During a Friday morning media briefing, U.S. Mine Safety and Health Administration officials said 79 percent of the more than 1,800 dust samples taken at Upper Big Branch exceeded federal limits for the allowable "combustible content."
MSHA officials were measured in their public remarks about the samples, saying further analysis is still needed and a final conclusion cannot yet be reached about the role of coal dust in the April 5 explosion that killed 29 miners.
"It's going to be fair to say that coal dust played a role," MSHA coal administrator Kevin Stricklin told reporters, "but we don't know how big of a role."

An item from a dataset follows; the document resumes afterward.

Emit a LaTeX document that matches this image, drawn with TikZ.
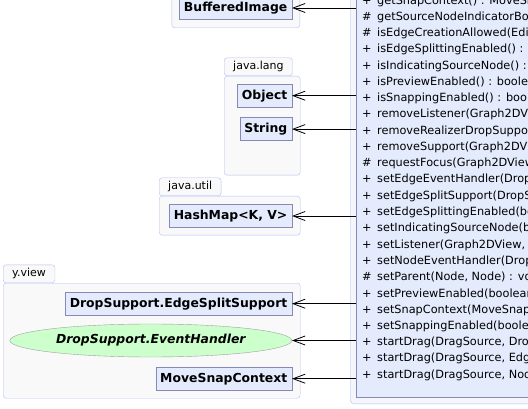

Massey Energy quickly challenged the MSHA data, calling it "unproven or faulty," and noted that the agency lost a major case over dust sampling following the deaths of 13 miners in an Alabama explosion nearly a decade ago.
"MSHA's narrow-minded focus on compromised coal-dust evidence is doing a disservice to those UBB families entitled to concrete answers unequivocally supported by accurate scientific findings and the facts," the company responded.
The coal-dust sampling data was, by far, the biggest news to emerge from MSHA's Thursday evening meeting with Upper Big Branch families and a Friday morning media briefing, both held as the investigation into the worst U.S. coal-mining disaster in 40 years continued into its sixth month.
Among other news from the MSHA briefing and the earlier meeting with miners' families:
| Investigators have interviewed at least 235 witnesses and have another 20 witnesses on their list for future closed-door sessions. MSHA has not decided if it will seek to question Massey CEO Don Blankenship.
| Massey managers have sent a letter to the West Virginia Office of Miners Health, Safety and Training that challenges subpoenas issued to company officials by the state. Among other things, Massey has objected to MSHA officials taking part in interviews conducted under the authority of state agency subpoenas. Under federal law, MSHA would be able to subpoena witnesses itself only if federal officials decided to hold such sessions in a public hearing.
| Methane detectors indicate the time of the explosion was somewhere between 2:59 p.m. and 3:06 p.m., but MSHA believes other monitors indicate the exact time was 3:02 and 40 seconds. MSHA officials told family members that clocks on the mine's carbon monoxide alarms -- which indicated a potential time for the explosion was 3:08 p.m. -- were off by a few minutes.